# Try me button to motion detector



## bbgdesigns (Jun 20, 2013)

Hey guys...
I heard that it was possible to convert a pressure pad or try me button prop to a motion detector... Just wondering if anyone has done this... I have the Pumpkin Nester from Spirit (which is sound activated), a pressure pad, and a outdoor motion detector sensor from the hardware store... How do I make this work without burning something up? Any help would be greatly appreciated.


----------



## RowlandHarris (Sep 11, 2009)

Looking at SH site and the details on the Pumpkin Nestor - it shows this as having a motion detector. Have you tried yours?

Assuming it's sound activated - and assuming you have a "try me" switch and input jack or connection, you can make a pressure pad so that when people step on it, the prop will start (http://www.instructables.com/id/Make-an-Inexpensive-Floor-Switch-Pressure-Plate/)

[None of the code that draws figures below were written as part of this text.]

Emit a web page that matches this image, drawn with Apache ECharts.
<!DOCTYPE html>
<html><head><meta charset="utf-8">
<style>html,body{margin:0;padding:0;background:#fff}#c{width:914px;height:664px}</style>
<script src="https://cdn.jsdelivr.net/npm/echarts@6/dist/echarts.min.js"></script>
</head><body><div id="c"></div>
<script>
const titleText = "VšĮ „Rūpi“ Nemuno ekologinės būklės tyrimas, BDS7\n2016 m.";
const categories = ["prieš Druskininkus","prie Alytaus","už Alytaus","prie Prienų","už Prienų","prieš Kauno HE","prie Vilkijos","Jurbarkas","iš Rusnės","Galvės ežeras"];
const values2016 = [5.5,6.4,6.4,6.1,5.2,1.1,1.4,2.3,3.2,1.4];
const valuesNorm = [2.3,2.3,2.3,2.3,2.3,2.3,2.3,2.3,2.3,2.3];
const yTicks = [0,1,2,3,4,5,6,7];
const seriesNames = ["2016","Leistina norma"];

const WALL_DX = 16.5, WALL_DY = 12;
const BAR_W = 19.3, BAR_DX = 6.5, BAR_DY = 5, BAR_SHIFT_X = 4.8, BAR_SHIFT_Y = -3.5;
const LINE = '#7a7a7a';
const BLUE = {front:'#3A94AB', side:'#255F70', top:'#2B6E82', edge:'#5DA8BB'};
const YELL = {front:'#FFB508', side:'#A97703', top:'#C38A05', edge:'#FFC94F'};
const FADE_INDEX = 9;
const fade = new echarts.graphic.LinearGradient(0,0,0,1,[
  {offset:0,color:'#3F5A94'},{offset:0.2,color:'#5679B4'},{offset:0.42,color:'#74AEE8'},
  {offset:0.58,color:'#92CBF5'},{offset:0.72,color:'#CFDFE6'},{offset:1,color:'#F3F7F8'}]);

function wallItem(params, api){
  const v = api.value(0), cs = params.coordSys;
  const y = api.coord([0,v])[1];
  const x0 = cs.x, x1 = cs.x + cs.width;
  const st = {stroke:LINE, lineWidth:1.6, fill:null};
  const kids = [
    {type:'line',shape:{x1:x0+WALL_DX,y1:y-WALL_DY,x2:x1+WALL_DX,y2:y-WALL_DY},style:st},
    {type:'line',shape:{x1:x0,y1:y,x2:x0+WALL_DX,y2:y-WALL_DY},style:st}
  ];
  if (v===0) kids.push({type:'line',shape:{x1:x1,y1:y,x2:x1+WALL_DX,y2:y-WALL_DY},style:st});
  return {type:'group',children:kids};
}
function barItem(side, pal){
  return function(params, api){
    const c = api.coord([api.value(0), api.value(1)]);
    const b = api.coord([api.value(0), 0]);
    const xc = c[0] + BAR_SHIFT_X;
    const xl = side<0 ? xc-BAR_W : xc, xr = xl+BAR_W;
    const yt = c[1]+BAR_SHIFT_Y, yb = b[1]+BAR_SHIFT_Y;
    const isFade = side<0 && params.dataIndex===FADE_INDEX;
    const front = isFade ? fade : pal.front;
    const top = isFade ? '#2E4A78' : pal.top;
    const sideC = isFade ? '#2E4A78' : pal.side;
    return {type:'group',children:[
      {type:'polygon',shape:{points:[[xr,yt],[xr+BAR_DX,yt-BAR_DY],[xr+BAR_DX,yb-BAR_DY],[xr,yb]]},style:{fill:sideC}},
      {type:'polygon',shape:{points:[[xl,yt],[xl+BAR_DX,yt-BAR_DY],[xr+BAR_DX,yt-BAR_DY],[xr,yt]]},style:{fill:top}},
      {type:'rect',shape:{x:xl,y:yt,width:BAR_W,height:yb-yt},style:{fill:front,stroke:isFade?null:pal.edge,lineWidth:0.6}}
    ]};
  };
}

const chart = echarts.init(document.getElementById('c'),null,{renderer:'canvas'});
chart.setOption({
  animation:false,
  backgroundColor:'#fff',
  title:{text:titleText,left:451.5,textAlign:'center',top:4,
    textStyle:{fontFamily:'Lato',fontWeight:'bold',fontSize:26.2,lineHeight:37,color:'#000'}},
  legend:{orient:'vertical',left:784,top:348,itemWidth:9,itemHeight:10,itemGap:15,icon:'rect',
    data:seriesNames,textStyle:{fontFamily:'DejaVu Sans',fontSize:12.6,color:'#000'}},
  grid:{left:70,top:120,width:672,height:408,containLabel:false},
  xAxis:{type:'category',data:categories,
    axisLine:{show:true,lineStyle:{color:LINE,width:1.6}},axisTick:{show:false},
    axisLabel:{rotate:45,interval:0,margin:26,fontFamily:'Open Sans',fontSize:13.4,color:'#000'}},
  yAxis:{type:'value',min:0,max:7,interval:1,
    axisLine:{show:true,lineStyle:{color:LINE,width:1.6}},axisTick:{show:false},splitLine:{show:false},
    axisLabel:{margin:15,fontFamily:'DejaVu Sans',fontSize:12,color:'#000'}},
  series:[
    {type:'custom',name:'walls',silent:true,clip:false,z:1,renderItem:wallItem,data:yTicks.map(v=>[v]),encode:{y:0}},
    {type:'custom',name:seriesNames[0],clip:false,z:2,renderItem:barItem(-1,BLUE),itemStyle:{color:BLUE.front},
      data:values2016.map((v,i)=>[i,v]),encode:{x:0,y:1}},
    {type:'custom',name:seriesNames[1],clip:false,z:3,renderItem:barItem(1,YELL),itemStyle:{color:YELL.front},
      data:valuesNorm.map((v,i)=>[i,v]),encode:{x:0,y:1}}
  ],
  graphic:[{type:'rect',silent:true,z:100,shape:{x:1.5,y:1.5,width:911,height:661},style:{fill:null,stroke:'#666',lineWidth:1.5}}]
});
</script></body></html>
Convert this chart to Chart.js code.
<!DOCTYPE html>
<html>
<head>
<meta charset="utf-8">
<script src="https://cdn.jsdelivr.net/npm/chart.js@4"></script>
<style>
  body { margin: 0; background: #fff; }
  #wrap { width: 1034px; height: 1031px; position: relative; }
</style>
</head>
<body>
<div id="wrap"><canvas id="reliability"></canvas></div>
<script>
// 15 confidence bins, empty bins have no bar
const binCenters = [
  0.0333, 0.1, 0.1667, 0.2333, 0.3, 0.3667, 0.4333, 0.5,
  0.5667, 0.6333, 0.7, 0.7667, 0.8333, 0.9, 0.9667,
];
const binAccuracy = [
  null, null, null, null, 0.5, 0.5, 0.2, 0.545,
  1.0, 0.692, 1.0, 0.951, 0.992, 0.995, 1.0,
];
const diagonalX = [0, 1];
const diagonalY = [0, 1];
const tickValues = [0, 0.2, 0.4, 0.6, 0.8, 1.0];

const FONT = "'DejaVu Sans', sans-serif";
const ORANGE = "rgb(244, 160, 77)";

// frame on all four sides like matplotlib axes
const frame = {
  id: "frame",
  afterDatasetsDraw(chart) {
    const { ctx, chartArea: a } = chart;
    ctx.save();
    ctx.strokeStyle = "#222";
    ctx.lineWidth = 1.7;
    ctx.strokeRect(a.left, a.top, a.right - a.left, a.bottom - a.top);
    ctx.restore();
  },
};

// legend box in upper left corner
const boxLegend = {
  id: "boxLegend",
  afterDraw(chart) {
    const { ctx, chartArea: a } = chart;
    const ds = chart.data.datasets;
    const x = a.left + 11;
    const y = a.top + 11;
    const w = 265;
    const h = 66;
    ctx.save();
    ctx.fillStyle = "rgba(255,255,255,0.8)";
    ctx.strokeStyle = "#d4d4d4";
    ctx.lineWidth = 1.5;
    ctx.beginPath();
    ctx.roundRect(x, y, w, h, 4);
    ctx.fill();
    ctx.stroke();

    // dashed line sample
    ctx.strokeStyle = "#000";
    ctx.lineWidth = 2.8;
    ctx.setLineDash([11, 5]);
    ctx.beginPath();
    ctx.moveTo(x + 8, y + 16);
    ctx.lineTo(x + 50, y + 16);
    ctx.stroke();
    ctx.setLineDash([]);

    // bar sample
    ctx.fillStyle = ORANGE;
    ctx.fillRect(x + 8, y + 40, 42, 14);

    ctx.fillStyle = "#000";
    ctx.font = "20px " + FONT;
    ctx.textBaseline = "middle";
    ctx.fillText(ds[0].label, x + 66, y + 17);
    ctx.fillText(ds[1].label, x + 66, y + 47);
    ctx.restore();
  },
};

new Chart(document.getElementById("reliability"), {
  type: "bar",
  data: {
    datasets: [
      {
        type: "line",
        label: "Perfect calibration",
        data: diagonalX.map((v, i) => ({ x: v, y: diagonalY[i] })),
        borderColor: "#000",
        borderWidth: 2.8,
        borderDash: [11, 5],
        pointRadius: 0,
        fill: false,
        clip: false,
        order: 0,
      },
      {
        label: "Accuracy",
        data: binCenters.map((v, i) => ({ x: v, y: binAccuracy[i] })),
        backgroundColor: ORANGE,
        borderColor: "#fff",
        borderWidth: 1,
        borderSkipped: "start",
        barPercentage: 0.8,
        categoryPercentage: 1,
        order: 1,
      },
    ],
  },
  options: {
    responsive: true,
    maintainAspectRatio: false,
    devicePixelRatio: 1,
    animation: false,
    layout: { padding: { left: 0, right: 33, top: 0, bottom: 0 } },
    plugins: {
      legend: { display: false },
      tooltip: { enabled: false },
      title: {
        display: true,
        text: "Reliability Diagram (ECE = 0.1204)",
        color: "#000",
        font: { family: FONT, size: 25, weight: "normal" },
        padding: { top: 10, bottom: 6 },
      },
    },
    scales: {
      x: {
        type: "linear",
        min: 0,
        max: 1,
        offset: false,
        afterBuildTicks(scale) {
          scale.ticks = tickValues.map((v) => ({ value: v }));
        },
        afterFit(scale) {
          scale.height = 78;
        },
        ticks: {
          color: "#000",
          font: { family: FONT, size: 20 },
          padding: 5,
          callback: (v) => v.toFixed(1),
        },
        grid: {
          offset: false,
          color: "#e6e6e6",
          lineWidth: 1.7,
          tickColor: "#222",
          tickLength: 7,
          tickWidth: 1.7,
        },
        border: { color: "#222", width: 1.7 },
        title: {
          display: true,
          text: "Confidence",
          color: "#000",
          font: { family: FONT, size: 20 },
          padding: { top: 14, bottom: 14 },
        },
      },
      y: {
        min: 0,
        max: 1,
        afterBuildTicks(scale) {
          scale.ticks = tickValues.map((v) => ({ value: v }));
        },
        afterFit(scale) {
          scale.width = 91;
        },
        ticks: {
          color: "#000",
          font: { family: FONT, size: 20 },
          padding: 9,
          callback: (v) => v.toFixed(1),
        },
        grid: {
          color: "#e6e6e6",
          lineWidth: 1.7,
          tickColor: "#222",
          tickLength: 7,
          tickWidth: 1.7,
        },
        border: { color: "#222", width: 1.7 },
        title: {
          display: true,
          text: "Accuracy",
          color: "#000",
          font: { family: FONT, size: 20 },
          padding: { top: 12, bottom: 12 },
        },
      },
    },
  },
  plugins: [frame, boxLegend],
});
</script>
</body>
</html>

Trying to hook a hardware store motion detector to this prop gets more involved and requires you to know some electronics and be comfortable around 120V (or 240V if you're in Europe). I have used these motion detectors by just plugging in a motor (for a crank ghost) into a power socket adapter in the detector's light sockets. You can buy the adapters for a couple bucks. That only works if what you're powering is 120V though. The Pumpkin Nester looks like it's 6V, so you'd need to switch the 6V using a 120V relay that's hooked up to the light socket... like I said, it gets involved...


----------



## Runfromron (Sep 22, 2006)

In order to use a motion detector, as RH says, you need to at least have some electrical knowledge. The conversion can be done, but it takes a relay in between the motion detector and the 'try me' button. Think of it this way: The prop (I have a talking skull with a 'try me' button) has its own voltage (in my case, DC current, low voltage). All the button does is complete the circuit. If you want to use a motion detector AS IS, without hacking, you'll need a 120VAC relay to do the switching, as the motion detector works on that higher voltage AC current. Relays are not in themselves hard to wire, but if you haven't done it before, and you are the least bit squeemish around electricity, seek help the first time.

Good Luck!

Ron


----------